In May 1945 he was posted home to England and was able to celebrate VE Day with his family.

He was finally demobbed in June 1946 and returned to being a gas fitter.

He married Muriel, a girl he was ‘stepping out with’ from Skipton and settled in the town in 1950 where they raised their three children.

He ran the town’s Radio Relay systen.

The couple enjoyed a number of overseas holidays, including to the Far East.

On the recent 75th anniversary of VJ Day, Len said the occasions always bring memories of his comrades.

He says he has enjoyed many happy RAF occasions.
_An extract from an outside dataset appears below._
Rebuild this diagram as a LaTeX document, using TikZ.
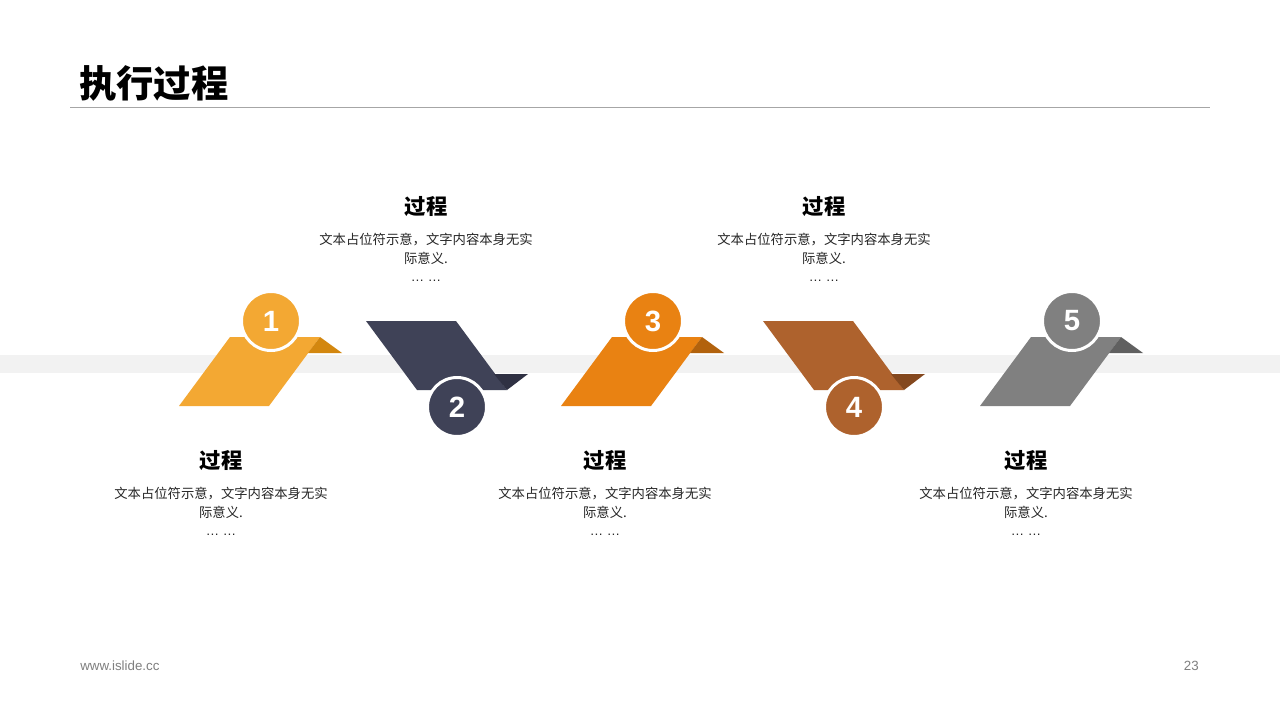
\documentclass[tikz,border=0pt]{standalone}
\usepackage{fontspec}
\setmainfont{Noto Sans CJK SC}
\newfontfamily\latinfont{Liberation Sans}
\definecolor{cA}{HTML}{F3A833}\definecolor{cAf}{HTML}{D3870F}
\definecolor{cB}{HTML}{3F4257}\definecolor{cBf}{HTML}{2F3143}
\definecolor{cC}{HTML}{E98212}\definecolor{cCf}{HTML}{B2620D}
\definecolor{cD}{HTML}{AE622D}\definecolor{cDf}{HTML}{84481E}
\definecolor{cE}{HTML}{808080}\definecolor{cEf}{HTML}{606060}
\definecolor{bandc}{HTML}{F2F2F2}
\definecolor{rulec}{HTML}{A6A6A6}
\definecolor{footc}{HTML}{7F7F7F}
\definecolor{bodyc}{HTML}{262626}
\tikzset{
  numcircle/.style={circle, draw=white, line width=2.25pt, minimum size=44.25pt, inner sep=0pt,
    text=white, font=\latinfont\bfseries\fontsize{22}{24}\selectfont},
  headtxt/.style={inner sep=0pt, font=\bfseries\fontsize{16}{18}\selectfont, text=black},
  bodytxt/.style={inner sep=0pt, anchor=north, align=center, text=bodyc, font=\fontsize{10}{14.2}\selectfont},
  foottxt/.style={inner sep=0pt, text=footc, font=\latinfont\fontsize{10}{12}\selectfont}
}
\newcommand{\stepUp}[4]{% bl x, main, fold, number
  \fill[#2] (#1,406) -- (#1+90,406) -- (#1+141,337) -- (#1+51,337) -- cycle;
  \fill[#3] (#1+141,337) -- (#1+163,353) -- (#1+129,353) -- cycle;
  \node[numcircle, fill=#2] (n#4) at (#1+92,321) {#4};
}
\newcommand{\stepDown}[4]{% tl x, main, fold, number
  \fill[#2] (#1,321) -- (#1+90,321) -- (#1+141,390) -- (#1+51,390) -- cycle;
  \fill[#3] (#1+128,374) -- (#1+162,374) -- (#1+141,390) -- cycle;
  \node[numcircle, fill=#2] (n#4) at (#1+91,407) {#4};
}
\newcommand{\txtBlock}[3]{% x, heading y, name
  \node[headtxt] (h#3) at (#1,#2) {过程};
  \node[bodytxt] (b#3) at (#1,#2+25.5) {文本占位符示意，文字内容本身无实\\际意义.\\{\latinfont … …}};
}
\begin{document}
\begin{tikzpicture}[x=0.75pt,y=-0.75pt]
\useasboundingbox (0,0) rectangle (1280,720);
\fill[white] (0,0) rectangle (1280,720);
\node[anchor=west, inner sep=0pt, font=\bfseries\fontsize{28}{32}\selectfont] (title) at (79,83) {执行过程};
\coordinate (rl) at (70,108);
\coordinate (rr) at (1210,108);
\draw[rulec, line width=0.75pt] (rl) -- (rr);
\fill[bandc] (0,355) rectangle (1280,373);
\stepUp{179}{cA}{cAf}{1}
\stepDown{366}{cB}{cBf}{2}
\stepUp{561}{cC}{cCf}{3}
\stepDown{763}{cD}{cDf}{4}
\stepUp{980}{cE}{cEf}{5}
\txtBlock{426}{207}{2}
\txtBlock{824}{207}{4}
\txtBlock{221}{461}{1}
\txtBlock{605}{461}{3}
\txtBlock{1026}{461}{5}
\node[foottxt, anchor=west] (web) at (80,666) {www.islide.cc};
\node[foottxt, anchor=east] (page) at (1199,666) {23};
\end{tikzpicture}
\end{document}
In 1996 he attended the RAFA annual conference in Blackpool where he was presented with the Presidential Certificate from Air Marshall Sir John Kemball.

He was a life member of the Skipton RAF Association branch, in Shortbank Road, Skipton, before it closed earlier this year and became a community hub.

He also went back to visit RAF Cranwell in 2017 and has been part of the Remembrance Day parades and Armed Forces Day events in Skipton where in 2015 he was handed the Armed Forces flag. When asked what his next project is going to be he says it is ‘to reach 101’.